Super-agent Leigh Steinberg reminds: “The salary cap does not measure cash out. It is possible that many of these contracts were structured with a lower cap number for this year and then a jump next year and in the future.”
That is the case with Allen's deal in Buffalo. "The contract is heavily team-friendly over the next two seasons," Ginnitti said. "His $10.2 million cap hit in 2021 is only $3.3 million more than his original hit (from the rookie contract). And in 2022, Allen's $23 million fifth-year option cap hit has been reduced to $16.38 million in the new deal—almost $7 million of savings." Allen's cap figure will rise to $39 million in 2023.

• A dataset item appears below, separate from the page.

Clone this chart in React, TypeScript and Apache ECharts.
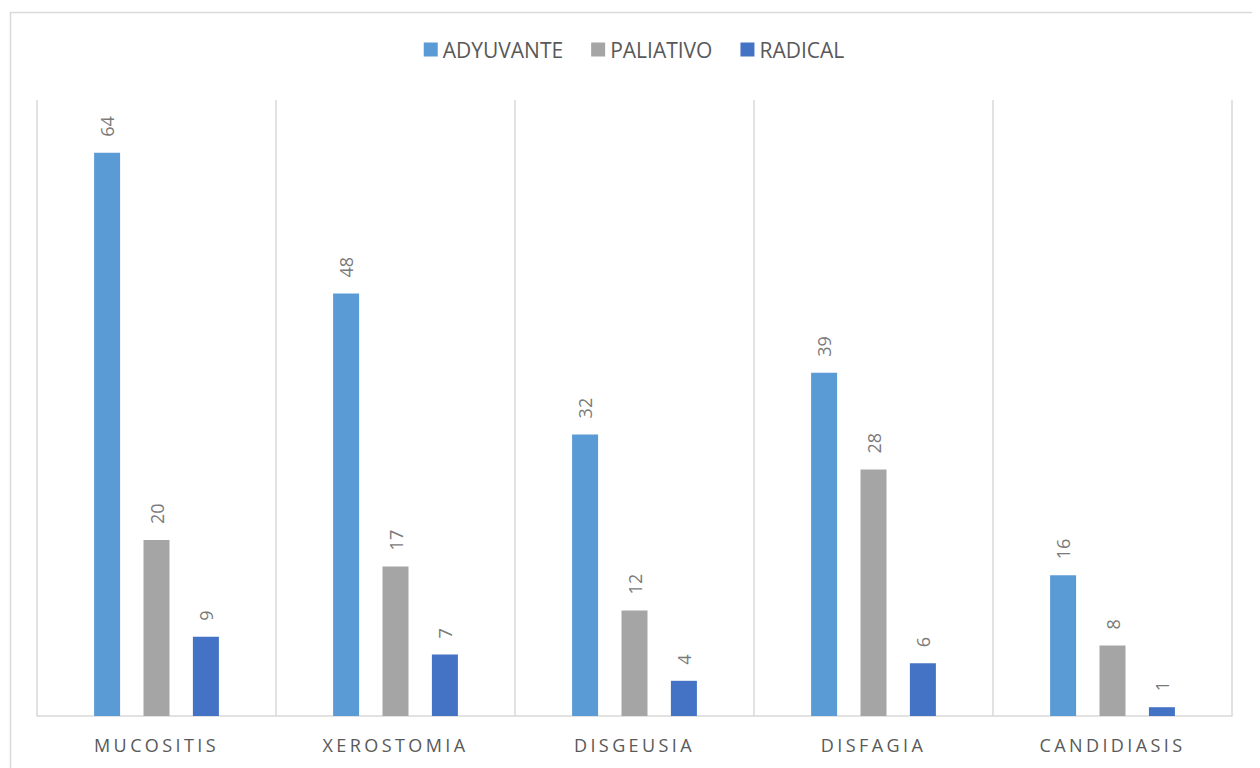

NHL teams are having similar conversations (albeit on a smaller scale), with $1.36 billion in contractual obligations made during the record-spending period. “There have been a significant number of long-term extensions this offseason,” Ginnitti said. The Spotrac executive added, “The fact that [the league is] back on board with ESPN, and they see some bluer skies ahead,” has a lot to do with the increase in cash out (no 14-day period prior to this summer had ever reached $1.2 billion). For what it’s worth, the money handed out to the current crop of free agents is down slightly from 2019.
Once the MLB trade deadline passes, transaction volume tends to decrease. So during the record period earlier this month, baseball only accounted for $16 million in contracts. Ginnitti said the nominal figure, though, is less indicative of the sport’s outlook than a reflection of its uncapped salary system. “While there are three or four guys getting gigantic paydays each year, for the most part [baseball] is a young man’s game,” he said. “Everybody is playing on minimum contracts or close to it.”
MLB aside, there is an argument that the nearly $5.2 billion tallied in new player contracts should have actually been higher. “There is probably some [NFL] player money being left on the table,” Ginnitti said. “In a normal situation, Josh Allen surpasses Patrick Mahomes. It has been a next man up league for 20 years. But that is just not the case right now. [Teams] can push the fact that they didn’t have a gate, that they lost so much revenue over the last 18 months,” and because “these players have it worse than probably any other player system among big four sports,” ownership usually maintains leverage.
If it took a perfect storm to generate the $5.197 billion total, one would assume the 14-day mark would stand for some time. But Ginnitti thinks with the way the industry is progressing, there is a good possibility the record gets reset in 2023. “If the NFL takes the step forward I think it is going to in two years (from $188 million to $230 million) and these new guys like Trevor Lawrence are ready for new contracts, you’re talking about $50-to-$55 million per year, which would be aligned with NBA money,” he said. “There is a legitimate chance we have a summer of extensions in the NFL [in 2023] that pushes us [close to the record] if you combine it with NBA and NHL free agency.”